Clearly an old piece of yours, Jon, since it's now clear you must show a necessary link between Christian political theology and its soteriology, and there is no link. You can believe Jesus is God [Samuel Adams] or not [John Adams], and the political theology comes out the same."

Here is a comment I left on a post of mine recently that I think lays out some of the context and points to the dangers of bringing sotierological assumptions and conclusions into a discussion of the history of political theory:

"The Kopel thing is powerful. It traces the entire story of the development of Scholasticism all the way to the Revolution. Seems Cicerro, Aristotle and Emperor Justian were instrumental. The latter seems to have kicked it all off and the other two gradually became more prominent.
Though he states that Aristotle was probably the most prominent in the end because Aquinas used him and Scholastic education was Catholic Education until the early 20th Century.
This goes through the whole Investiture Controversy and the power that the Holy Roman Emperors had over the Popes. Many people forget that Hitler was trying to establish a Third Reich. Which was the Third rise of the Holy Roman Empire. The first was pre-Investiture and the second was with Charles the grandson of Ferdinand and Isabella.
He also goes into how the thought of Justin, Ciccero, and Aristotle as synthesized with Christian thought became Canon Law and how Canon Law influenced secular law like Common Law.
The Magna Carta was a part of this process.
I think I am going to start with him to outline the arguments and then we can get to the sources, if we can find them, and check him.
Amos overstates his case just like Manegold in reference to the dangers of pagan philosophy. The Greeks and Romans need to be given more credit than most Christians give them as far as political theory.
There is a balance and I think Amos and Manegold miss it. I think Kopel nails it.
At least at first glance that is. I think, despite the fact that he does a better job than most on this issue, Amos's soteriology clouds his political theory as well.
It is just as bad to label Greek thought as exclusively Christian as it is to label Christian or Christian/Greek thought as exclusively Enlightenment.
I think Christianity added some unique things but natural law and the wisdom of the ages did as well.
Amos kind of does the same thing Frazer does (though not near as egregiously) just from the other side in that he mixes Greek soteriology with political theory when one does not have to and labels things as not compatible that are. How Manegoldian of him  :)

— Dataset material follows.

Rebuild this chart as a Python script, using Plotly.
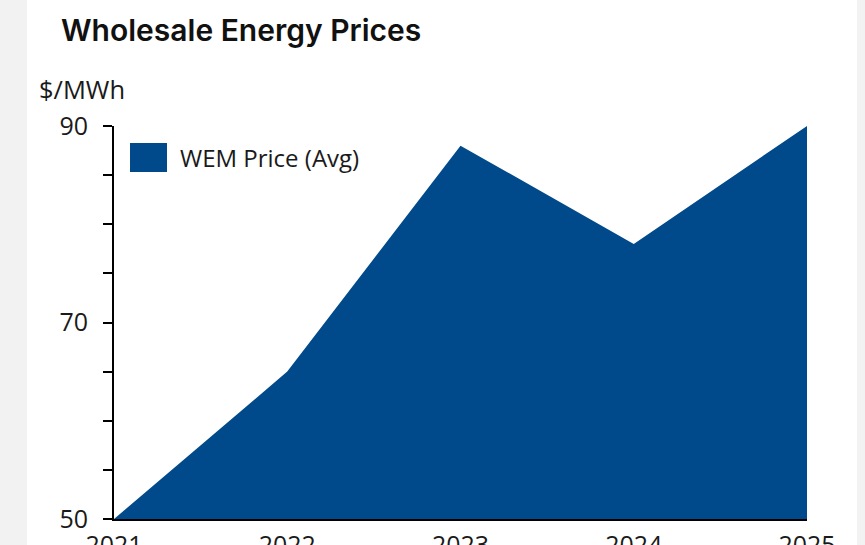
import plotly.graph_objects as go

years = [2021, 2022, 2023, 2024, 2025]
wem_price = [50, 65, 88, 78, 90]
y_tick_vals = [50, 55, 60, 65, 70, 75, 80, 85, 90]
y_tick_text = ["50", "", "", "", "70", "", "", "", "90"]
x_tick_text = ["2021", "2022", "2023", "2024", "2025"]
series_name = "WEM Price (Avg)"

W, H = 865, 545
L, R, T, B = 114, 807, 126, 519
pw, ph = R - L, B - T

def px(x):
    return (x - L) / pw

def py(y):
    return (B - y) / ph

FILL = "#004A8B"
FONT = "Open Sans"
TXT = "#1a1a1a"

fig = go.Figure()
fig.add_trace(go.Scatter(
    x=years, y=wem_price, mode="lines", fill="tozeroy",
    fillcolor=FILL, line=dict(color=FILL, width=0),
    name=series_name, showlegend=False, hoverinfo="x+y",
))

fig.update_layout(
    width=W, height=H,
    margin=dict(l=L, r=W - R, t=T, b=H - B, pad=0, autoexpand=False),
    paper_bgcolor="#f2f2f2",
    plot_bgcolor="white",
    font=dict(family=FONT, size=24, color=TXT),
    xaxis=dict(
        range=[2021, 2025], tickvals=years, ticktext=x_tick_text,
        showgrid=False, zeroline=False, showline=True, linecolor="black",
        linewidth=2, ticks="", ticklabelstandoff=3, automargin=False,
        tickfont=dict(family=FONT, size=25, color=TXT),
    ),
    yaxis=dict(
        range=[50, 90], tickvals=y_tick_vals, ticktext=y_tick_text,
        showgrid=False, zeroline=False, showline=True, linecolor="black",
        linewidth=2, ticks="outside", ticklen=9, tickwidth=2, tickcolor="black",
        ticklabelstandoff=10, automargin=False,
        tickfont=dict(family=FONT, size=25, color=TXT),
    ),
    shapes=[
        dict(type="rect", xref="paper", yref="paper",
             x0=px(27), x1=px(857), y0=py(H + 5), y1=py(-5),
             fillcolor="white", line=dict(width=0), layer="below"),
        dict(type="rect", xref="paper", yref="paper",
             x0=px(130), x1=px(167), y0=py(172), y1=py(143),
             fillcolor=FILL, line=dict(width=0), layer="above"),
    ],
    annotations=[
        dict(text="Wholesale Energy Prices", xref="paper", yref="paper",
             x=px(59), y=py(30), xanchor="left", yanchor="middle",
             showarrow=False,
             font=dict(family="Inter", size=30, weight=600, color="#111111")),
        dict(text="$/MWh", xref="paper", yref="paper",
             x=px(37), y=py(89), xanchor="left", yanchor="middle",
             showarrow=False, font=dict(family=FONT, size=25.5, color=TXT)),
        dict(text=series_name, xref="paper", yref="paper",
             x=px(178), y=py(158), xanchor="left", yanchor="middle",
             showarrow=False, font=dict(family=FONT, size=24, color=TXT)),
    ],
)

fig.write_html(
    "out.html",
    config={"displayModeBar": False},
    post_script="document.body.style.margin='0';document.body.style.overflow='hidden';",
)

Or is it?  Ball is in your court Jon.  Tom(though I hesitate to speak for him) and I have laid out our case.  It is essentially the case of David Kopel. (More from him in the coming months) It seems that Frazer and Amos are in a pissing contest for the heart of modern Evangelical political theory. With all do respect to John Mac Arthur and Peter Lillback,  let's leave that to them and broaden the discussion.  Unless,  that is,  you can find the the Manegoldian Missing Link and give us all a reason as to why this intramural Evangelical matter needs to play such a prominent role in these discussions.  And yes, I am moving the goal posts but only because they urgently need to be moved.

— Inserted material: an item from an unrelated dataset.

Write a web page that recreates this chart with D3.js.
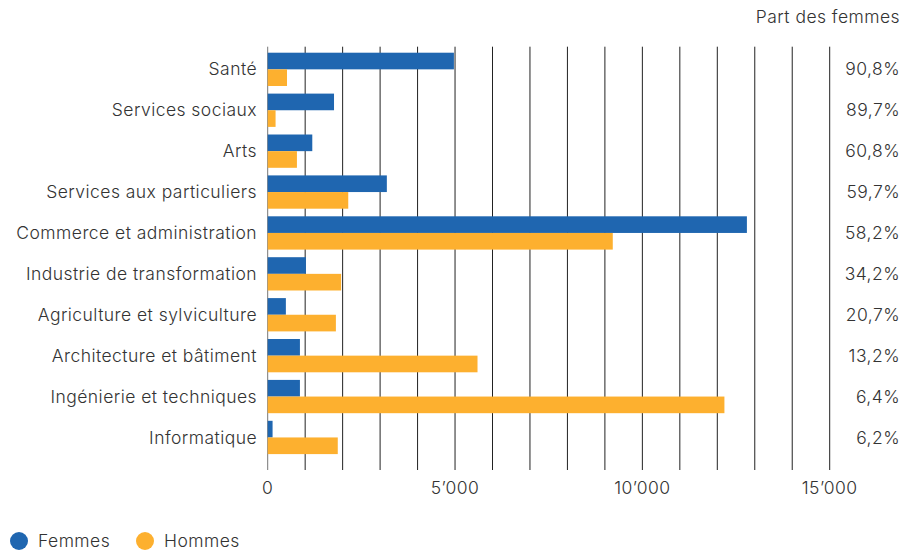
<!DOCTYPE html>
<html>
<head>
<meta charset="utf-8">
<script src="https://cdn.jsdelivr.net/npm/d3@7"></script>
<style>
  html, body { margin: 0; padding: 0; background: #fff; }
  svg { display: block; font-family: Inter, "Noto Sans", sans-serif; font-weight: 300; letter-spacing: 0.45px; }
</style>
</head>
<body>
<div id="chart"></div>
<script>
// data
const categories = ['Santé', 'Services sociaux', 'Arts', 'Services aux particuliers',
  'Commerce et administration', 'Industrie de transformation', 'Agriculture et sylviculture',
  'Architecture et bâtiment', 'Ingénierie et techniques', 'Informatique'];
const femmes = [4970, 1770, 1190, 3180, 12790, 1020, 485, 860, 860, 130];
const hommes = [515, 210, 780, 2150, 9210, 1960, 1820, 5600, 12190, 1870];
const partFemmes = [90.8, 89.7, 60.8, 59.7, 58.2, 34.2, 20.7, 13.2, 6.4, 6.2];
const tickValues = [0, 5000, 10000, 15000];
const series = ['Femmes', 'Hommes'];

const W = 918, H = 554;
const colors = { Femmes: '#1f66b0', Hommes: '#fdb02f' };
const textColor = '#333';
const fs = 17.5;

const loc = d3.formatLocale({ decimal: ',', thousands: '\u2019', grouping: [3], currency: ['', ''] });
const fmtTick = loc.format(',d');
const fmtPct = loc.format('.1f');

const svg = d3.select('#chart').append('svg').attr('width', W).attr('height', H);

const x = d3.scaleLinear().domain([0, 15000]).range([267.7, 829.7]);
const y = d3.scaleBand().domain(categories).range([48.9, 457.9])
  .paddingInner(0.186).paddingOuter(0.093);
const ySub = d3.scaleBand().domain(series).range([0, y.bandwidth()]);

// gridlines every 1000
const grid = svg.append('g');
grid.selectAll('line').data(d3.range(0, 15001, 1000)).join('line')
  .attr('x1', d => x(d)).attr('x2', d => x(d))
  .attr('y1', 46.7).attr('y2', 470)
  .attr('stroke', d => d === 0 ? '#777' : '#222').attr('stroke-width', 1);

// bars
const rows = categories.map((c, i) => ({ c, Femmes: femmes[i], Hommes: hommes[i] }));
const groups = svg.append('g').selectAll('g').data(rows).join('g')
  .attr('transform', d => `translate(0,${y(d.c)})`);
groups.selectAll('rect').data(d => series.map(s => ({ s, v: d[s] }))).join('rect')
  .attr('x', x(0)).attr('y', d => ySub(d.s))
  .attr('width', d => x(d.v) - x(0)).attr('height', ySub.bandwidth())
  .attr('fill', d => colors[d.s]);

// category labels
svg.append('g').selectAll('text').data(categories).join('text')
  .attr('x', 257).attr('y', d => y(d) + y.bandwidth() / 2)
  .attr('dy', '0.35em').attr('text-anchor', 'end')
  .attr('font-size', fs).attr('fill', textColor).text(d => d);

// x tick labels
svg.append('g').selectAll('text').data(tickValues).join('text')
  .attr('x', d => x(d)).attr('y', 488).attr('dy', '0.35em')
  .attr('text-anchor', 'middle').attr('font-size', fs).attr('fill', textColor)
  .text(d => fmtTick(d));

// share of women column
svg.append('text').attr('x', 900).attr('y', 17).attr('dy', '0.35em')
  .attr('text-anchor', 'end').attr('font-size', fs).attr('fill', textColor)
  .text('Part des femmes');
svg.append('g').selectAll('text').data(partFemmes).join('text')
  .attr('x', 900).attr('y', (d, i) => y(categories[i]) + y.bandwidth() / 2)
  .attr('dy', '0.35em').attr('text-anchor', 'end')
  .attr('font-size', fs).attr('fill', textColor).text(d => fmtPct(d) + '%');

// legend
const legend = svg.append('g').selectAll('g').data(series).join('g')
  .attr('transform', (d, i) => `translate(${[19, 145][i]},541)`);
legend.append('circle').attr('r', 9).attr('fill', d => colors[d]);
legend.append('text').attr('x', 19).attr('dy', '0.35em')
  .attr('font-size', fs).attr('fill', textColor).text(d => d);
</script>
</body>
</html>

HT to JRB who has hounded me about not minimizing the role of Greek and Roman thought and TVD who warned me about some of the pitfalls inherent in remaining in Mc Arthur/Lillback Land more than a few timesMaybe it is not harder to convince me of things that it would have been for the Pope to have convinced Luther. Though I do not think I have Luther beat by much sometimes.  :) 

1 comment:

King of Ireland said...

Just to be clear Amos does have a lot of good points about the incompatibility of some Greek and Roman thought with Christianity even in political theory and Manegold is right that is should not be received uncritically.

But I still think that Kopel hits a better balance.